--- START Data segment ---

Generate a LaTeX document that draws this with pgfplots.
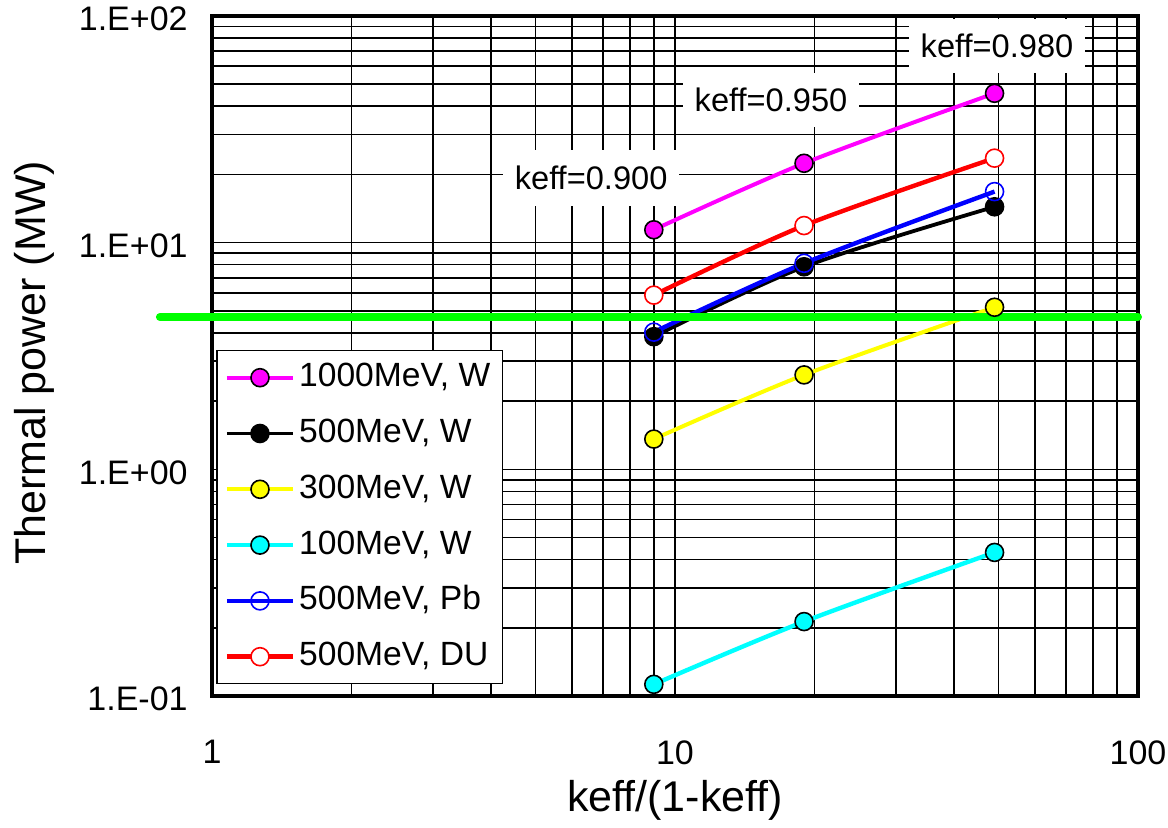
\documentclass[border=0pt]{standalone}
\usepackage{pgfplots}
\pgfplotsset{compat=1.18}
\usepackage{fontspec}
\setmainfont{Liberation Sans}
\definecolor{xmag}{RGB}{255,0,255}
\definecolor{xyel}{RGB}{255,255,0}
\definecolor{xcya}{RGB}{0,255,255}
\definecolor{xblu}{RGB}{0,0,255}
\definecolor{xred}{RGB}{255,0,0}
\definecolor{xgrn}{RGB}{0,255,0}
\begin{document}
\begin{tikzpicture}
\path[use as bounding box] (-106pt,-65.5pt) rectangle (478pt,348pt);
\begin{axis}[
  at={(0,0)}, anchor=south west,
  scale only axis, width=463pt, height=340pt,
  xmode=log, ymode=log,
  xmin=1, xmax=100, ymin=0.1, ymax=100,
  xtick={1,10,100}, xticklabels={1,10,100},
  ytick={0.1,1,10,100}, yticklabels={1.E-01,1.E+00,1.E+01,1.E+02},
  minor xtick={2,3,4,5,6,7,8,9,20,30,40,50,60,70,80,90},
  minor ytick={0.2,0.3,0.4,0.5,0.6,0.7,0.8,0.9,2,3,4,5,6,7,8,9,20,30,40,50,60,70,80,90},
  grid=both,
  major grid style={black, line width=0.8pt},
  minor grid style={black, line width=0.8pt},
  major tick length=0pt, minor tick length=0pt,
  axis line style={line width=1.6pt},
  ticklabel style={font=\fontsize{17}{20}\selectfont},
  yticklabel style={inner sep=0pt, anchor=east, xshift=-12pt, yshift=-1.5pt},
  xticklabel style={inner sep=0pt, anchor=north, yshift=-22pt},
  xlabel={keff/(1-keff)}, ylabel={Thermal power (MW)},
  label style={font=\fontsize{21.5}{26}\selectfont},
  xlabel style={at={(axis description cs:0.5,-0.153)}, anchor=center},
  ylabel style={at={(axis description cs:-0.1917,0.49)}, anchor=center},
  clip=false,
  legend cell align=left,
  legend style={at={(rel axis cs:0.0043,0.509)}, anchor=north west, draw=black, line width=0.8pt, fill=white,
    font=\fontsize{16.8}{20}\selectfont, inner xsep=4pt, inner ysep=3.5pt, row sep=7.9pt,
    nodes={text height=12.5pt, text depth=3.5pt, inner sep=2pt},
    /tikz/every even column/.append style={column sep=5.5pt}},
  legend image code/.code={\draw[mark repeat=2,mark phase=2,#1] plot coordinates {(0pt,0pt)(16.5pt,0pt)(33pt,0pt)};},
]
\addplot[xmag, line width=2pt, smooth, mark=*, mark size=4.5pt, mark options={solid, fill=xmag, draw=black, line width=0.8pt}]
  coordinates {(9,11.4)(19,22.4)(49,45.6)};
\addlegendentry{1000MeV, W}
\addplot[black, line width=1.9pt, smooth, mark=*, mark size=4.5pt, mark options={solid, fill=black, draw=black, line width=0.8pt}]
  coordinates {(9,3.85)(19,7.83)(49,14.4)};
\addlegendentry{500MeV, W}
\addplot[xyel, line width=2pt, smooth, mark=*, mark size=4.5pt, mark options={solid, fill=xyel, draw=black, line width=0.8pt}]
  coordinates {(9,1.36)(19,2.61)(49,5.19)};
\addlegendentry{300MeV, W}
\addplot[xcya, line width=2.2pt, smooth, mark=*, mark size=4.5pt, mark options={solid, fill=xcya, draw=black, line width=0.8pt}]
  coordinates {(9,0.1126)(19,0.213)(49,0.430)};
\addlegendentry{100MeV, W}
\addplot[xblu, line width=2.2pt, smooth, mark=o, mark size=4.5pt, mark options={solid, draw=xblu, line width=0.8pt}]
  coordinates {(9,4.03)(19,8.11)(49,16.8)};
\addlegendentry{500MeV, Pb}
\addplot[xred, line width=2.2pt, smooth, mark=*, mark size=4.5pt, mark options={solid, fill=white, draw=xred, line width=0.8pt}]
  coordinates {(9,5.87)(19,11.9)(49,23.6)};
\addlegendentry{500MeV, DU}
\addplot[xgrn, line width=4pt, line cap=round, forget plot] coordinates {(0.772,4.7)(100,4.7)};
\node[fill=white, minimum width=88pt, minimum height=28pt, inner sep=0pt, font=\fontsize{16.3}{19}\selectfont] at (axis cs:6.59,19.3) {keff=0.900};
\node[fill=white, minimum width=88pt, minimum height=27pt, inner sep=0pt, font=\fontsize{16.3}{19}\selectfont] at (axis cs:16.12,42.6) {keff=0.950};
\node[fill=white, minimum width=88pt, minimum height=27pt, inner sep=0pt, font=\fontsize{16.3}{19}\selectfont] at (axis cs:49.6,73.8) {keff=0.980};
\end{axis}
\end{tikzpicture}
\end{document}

--- END Data segment ---

What is being asked: Reproduce all of the data exactly; the pictures do not belong in the copy.

Final result:
Generate a LaTeX document that draws this with pgfplots.
\documentclass[border=0pt]{standalone}
\usepackage{pgfplots}
\pgfplotsset{compat=1.18}
\usepackage{fontspec}
\setmainfont{Liberation Sans}
\definecolor{xmag}{RGB}{255,0,255}
\definecolor{xyel}{RGB}{255,255,0}
\definecolor{xcya}{RGB}{0,255,255}
\definecolor{xblu}{RGB}{0,0,255}
\definecolor{xred}{RGB}{255,0,0}
\definecolor{xgrn}{RGB}{0,255,0}
\begin{document}
\begin{tikzpicture}
\path[use as bounding box] (-106pt,-65.5pt) rectangle (478pt,348pt);
\begin{axis}[
  at={(0,0)}, anchor=south west,
  scale only axis, width=463pt, height=340pt,
  xmode=log, ymode=log,
  xmin=1, xmax=100, ymin=0.1, ymax=100,
  xtick={1,10,100}, xticklabels={1,10,100},
  ytick={0.1,1,10,100}, yticklabels={1.E-01,1.E+00,1.E+01,1.E+02},
  minor xtick={2,3,4,5,6,7,8,9,20,30,40,50,60,70,80,90},
  minor ytick={0.2,0.3,0.4,0.5,0.6,0.7,0.8,0.9,2,3,4,5,6,7,8,9,20,30,40,50,60,70,80,90},
  grid=both,
  major grid style={black, line width=0.8pt},
  minor grid style={black, line width=0.8pt},
  major tick length=0pt, minor tick length=0pt,
  axis line style={line width=1.6pt},
  ticklabel style={font=\fontsize{17}{20}\selectfont},
  yticklabel style={inner sep=0pt, anchor=east, xshift=-12pt, yshift=-1.5pt},
  xticklabel style={inner sep=0pt, anchor=north, yshift=-22pt},
  xlabel={keff/(1-keff)}, ylabel={Thermal power (MW)},
  label style={font=\fontsize{21.5}{26}\selectfont},
  xlabel style={at={(axis description cs:0.5,-0.153)}, anchor=center},
  ylabel style={at={(axis description cs:-0.1917,0.49)}, anchor=center},
  clip=false,
  legend cell align=left,
  legend style={at={(rel axis cs:0.0043,0.509)}, anchor=north west, draw=black, line width=0.8pt, fill=white,
    font=\fontsize{16.8}{20}\selectfont, inner xsep=4pt, inner ysep=3.5pt, row sep=7.9pt,
    nodes={text height=12.5pt, text depth=3.5pt, inner sep=2pt},
    /tikz/every even column/.append style={column sep=5.5pt}},
  legend image code/.code={\draw[mark repeat=2,mark phase=2,#1] plot coordinates {(0pt,0pt)(16.5pt,0pt)(33pt,0pt)};},
]
\addplot[xmag, line width=2pt, smooth, mark=*, mark size=4.5pt, mark options={solid, fill=xmag, draw=black, line width=0.8pt}]
  coordinates {(9,11.4)(19,22.4)(49,45.6)};
\addlegendentry{1000MeV, W}
\addplot[black, line width=1.9pt, smooth, mark=*, mark size=4.5pt, mark options={solid, fill=black, draw=black, line width=0.8pt}]
  coordinates {(9,3.85)(19,7.83)(49,14.4)};
\addlegendentry{500MeV, W}
\addplot[xyel, line width=2pt, smooth, mark=*, mark size=4.5pt, mark options={solid, fill=xyel, draw=black, line width=0.8pt}]
  coordinates {(9,1.36)(19,2.61)(49,5.19)};
\addlegendentry{300MeV, W}
\addplot[xcya, line width=2.2pt, smooth, mark=*, mark size=4.5pt, mark options={solid, fill=xcya, draw=black, line width=0.8pt}]
  coordinates {(9,0.1126)(19,0.213)(49,0.430)};
\addlegendentry{100MeV, W}
\addplot[xblu, line width=2.2pt, smooth, mark=o, mark size=4.5pt, mark options={solid, draw=xblu, line width=0.8pt}]
  coordinates {(9,4.03)(19,8.11)(49,16.8)};
\addlegendentry{500MeV, Pb}
\addplot[xred, line width=2.2pt, smooth, mark=*, mark size=4.5pt, mark options={solid, fill=white, draw=xred, line width=0.8pt}]
  coordinates {(9,5.87)(19,11.9)(49,23.6)};
\addlegendentry{500MeV, DU}
\addplot[xgrn, line width=4pt, line cap=round, forget plot] coordinates {(0.772,4.7)(100,4.7)};
\node[fill=white, minimum width=88pt, minimum height=28pt, inner sep=0pt, font=\fontsize{16.3}{19}\selectfont] at (axis cs:6.59,19.3) {keff=0.900};
\node[fill=white, minimum width=88pt, minimum height=27pt, inner sep=0pt, font=\fontsize{16.3}{19}\selectfont] at (axis cs:16.12,42.6) {keff=0.950};
\node[fill=white, minimum width=88pt, minimum height=27pt, inner sep=0pt, font=\fontsize{16.3}{19}\selectfont] at (axis cs:49.6,73.8) {keff=0.980};
\end{axis}
\end{tikzpicture}
\end{document}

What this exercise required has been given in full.